- Born: 8 August 1863
- Died: 21 July 1952 (aged 88) Crowthorne, Berkshire
- Buried: Crowthorne, Berkshire
- Allegiance: United Kingdom
- Branch: British Army
- Service years: 1883–1920
- Rank: Major-General
- Unit: West Yorkshire Regiment
- Commands: 39th Infantry Brigade 13th (Western) Division
- Conflicts: Fourth Anglo-Ashanti War Second Boer War North-West Frontier First World War
- Awards: Knight Commander of the Order of St Michael and St George Companion of the Order of the Bath Mentioned in Despatches Commander of the Order of Karađorđe's Star (Serbia)

= Walter de Sausmarez Cayley =

British Army general (1863–1952)

Major-General Sir Walter de Sausmarez Cayley, (8 August 1863 – 21 July 1952) was a British Army officer who served in Africa towards the end of the 19th century, and later in Mesopotomia and Gallipoli during the First World War.

==Family and early life==
Walter de Sausmarez Cayley was the eldest son of Henry Cayley, Deputy Surgeon-General with the Bengal Army and honorary surgeon to Queen Victoria and King Edward VII. Among his siblings were Douglas Edward Cayley, who also served with distinction in the Gallipoli Campaign, and Henry Priaulx Cayley, a naval officer who rose to the rank of rear admiral in the Royal Australian Navy. He was born in India in 1863 and baptised at Gorakhpur.
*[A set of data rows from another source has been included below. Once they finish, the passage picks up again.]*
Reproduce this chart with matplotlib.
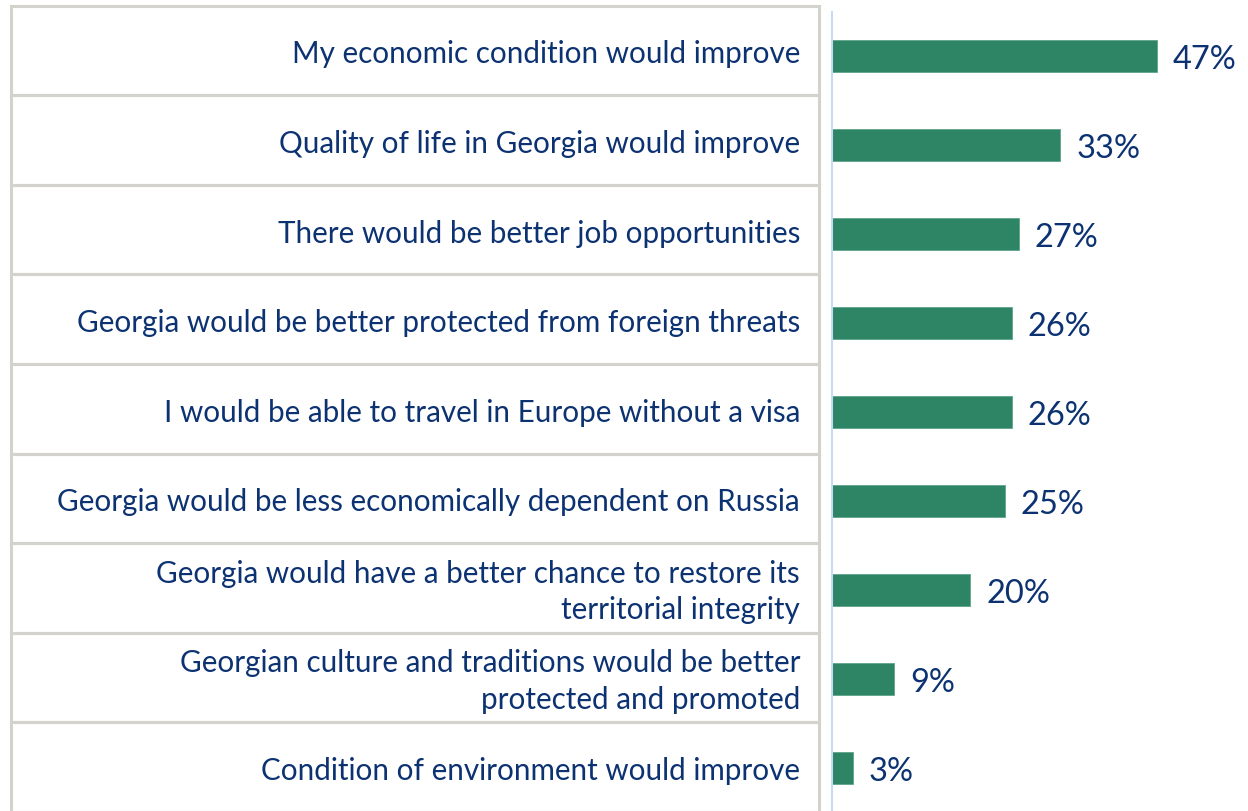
import matplotlib
matplotlib.use("Agg")
import matplotlib.pyplot as plt
from matplotlib.patches import Rectangle

categories = [
    "My economic condition would improve",
    "Quality of life in Georgia would improve",
    "There would be better job opportunities",
    "Georgia would be better protected from foreign threats",
    "I would be able to travel in Europe without a visa",
    "Georgia would be less economically dependent on Russia",
    "Georgia would have a better chance to restore its\nterritorial integrity",
    "Georgian culture and traditions would be better\nprotected and promoted",
    "Condition of environment would improve",
]
values = [47, 33, 27, 26, 26, 25, 20, 9, 3]
value_labels = ["47%", "33%", "27%", "26%", "26%", "25%", "20%", "9%", "3%"]

W, H = 1248, 811
fig = plt.figure(figsize=(W / 100, H / 100), dpi=100)
fig.patch.set_facecolor("white")

TEXT = "#0c3272"
BAR = "#2e8565"
FONT = "Lato"

# Left label boxes in pixel coordinates
axl = fig.add_axes([0, 0, 1, 1])
axl.set_xlim(0, W)
axl.set_ylim(H, 0)
axl.axis("off")
top0 = 5.5
step = 89.6
for i, lab in enumerate(categories):
    y0 = top0 + i * step
    axl.add_patch(Rectangle((11, y0), 808, step, fill=False,
                            edgecolor="#d3d2cd", linewidth=2.2))
    axl.text(800, y0 + step / 2 + 4, lab, ha="right", va="center",
             fontsize=21.3, color=TEXT, family=FONT, linespacing=1.35)

# Bar axes
x0 = 832
ax = fig.add_axes([x0 / W, 0, (W - x0) / W, 1 - 12 / H])
ax.set_facecolor("none")
px_per = (1157 - x0) / 47.0
ax.set_xlim(0, (W - x0) / px_per)
top_px = 12
ax.set_ylim((H - 56) / 89.0, -(56 - top_px) / 89.0)
ypos = list(range(len(values)))
ax.barh(ypos, values, height=0.36, color=BAR, edgecolor="#5fa58a", linewidth=0.6)
for y, v, t in zip(ypos, values, value_labels):
    ax.text(v + 16 / px_per, y + 0.04, t, ha="left", va="center",
            fontsize=23.5, color=TEXT, family=FONT)
for s in ["top", "right", "bottom"]:
    ax.spines[s].set_visible(False)
ax.spines["left"].set_color("#c5dbf3")
ax.spines["left"].set_linewidth(1.5)
ax.set_xticks([])
ax.set_yticks([])

fig.savefig("out.png", dpi=100, facecolor="white")
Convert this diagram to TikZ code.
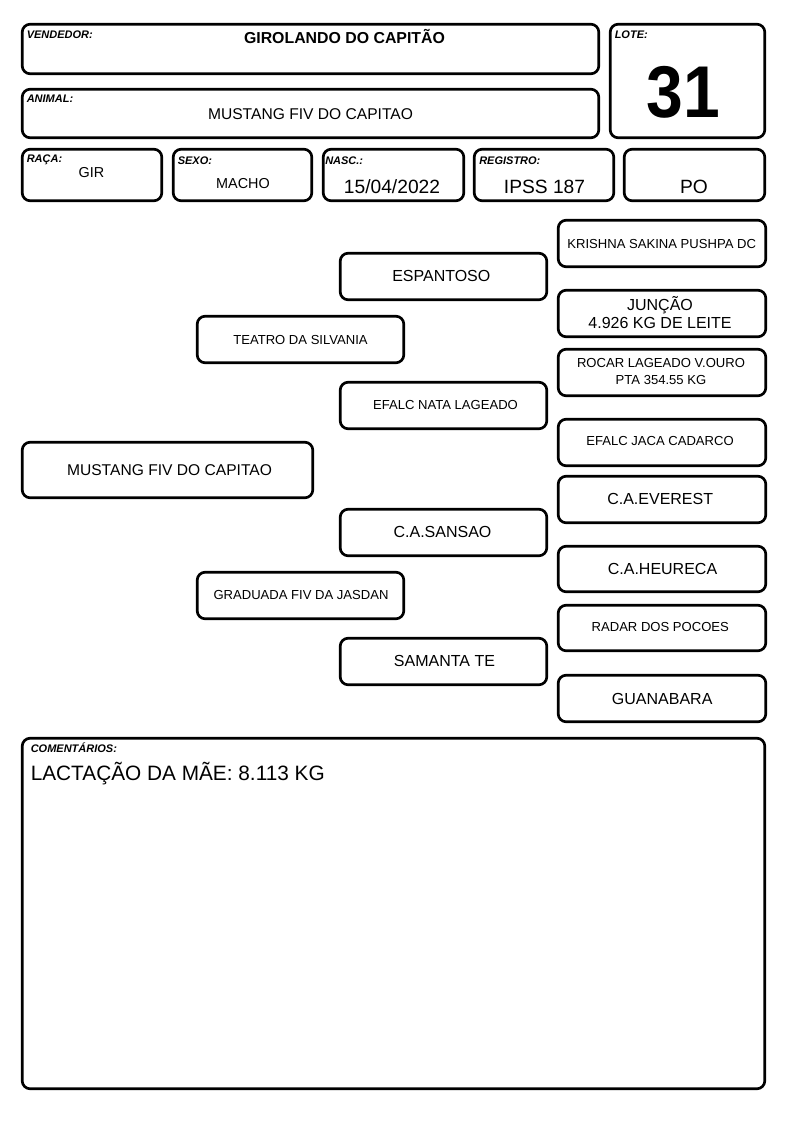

He was educated at Marlborough College and the Royal Military College, Sandhurst.

In 1896 he married Constance Blakeney (1870 to 1966), daughter of the Revd. Richard Paul Blakeney, Rector of Bridlington and a Canon of York Minster.

==Military career==
In March 1883 he was commissioned as a lieutenant into the West Yorkshire Regiment and was promoted to captain in May 1890.

He served in the Ashanti campaign (1895–1896) in what is now Ghana, which led to the annexation of Ashanti territory by Britain. In October 1896 he became adjutant of the 1st (Volunteer) Battalion of his regiment.

For his part in the Second Boer War he received the Queen's South Africa Medal with three clasps. In 1901 he reached the rank of major. He was subsequently posted to India, taking part in operations on the North-West Frontier in 1908.

He was promoted to lieutenant colonel in March 1910 and took command of a battalion of his regiment and in June 1913 was promoted again, to colonel. After commanding the battalion for four years he was placed on half-pay.

Later that year, with the outbreak of World War I, he assumed command of the 39th Infantry Brigade with the temporary rank of brigadier general, to which he had been promoted in August 1914, and went with the brigade to Gallipoli. Several months after the withdrawal of Allied forces from l Gallipoli he was promoted to temporary major general in August 1916 and took part in the Mesopotamian campaign as commander of the 13th (Western) Division, and remained there until the end of the First World War. He was made a Companion of the Order of the Bath and Companion of the Order of St Michael and St George in 1916, and a Knight Commander of the Order of St Michael and St George in 1917. For his services in the First World War, he was also awarded Serbia's Order of Karađorđe's Star. His major general's rank became substantive in June 1918.

==Later life==
Sir Walter de Sausmarez Cayley retired from the army in April 1920.

In his last decades he lived at Crowthorne, Berkshire, and in 1939 he was deputy lieutenant of Berkshire.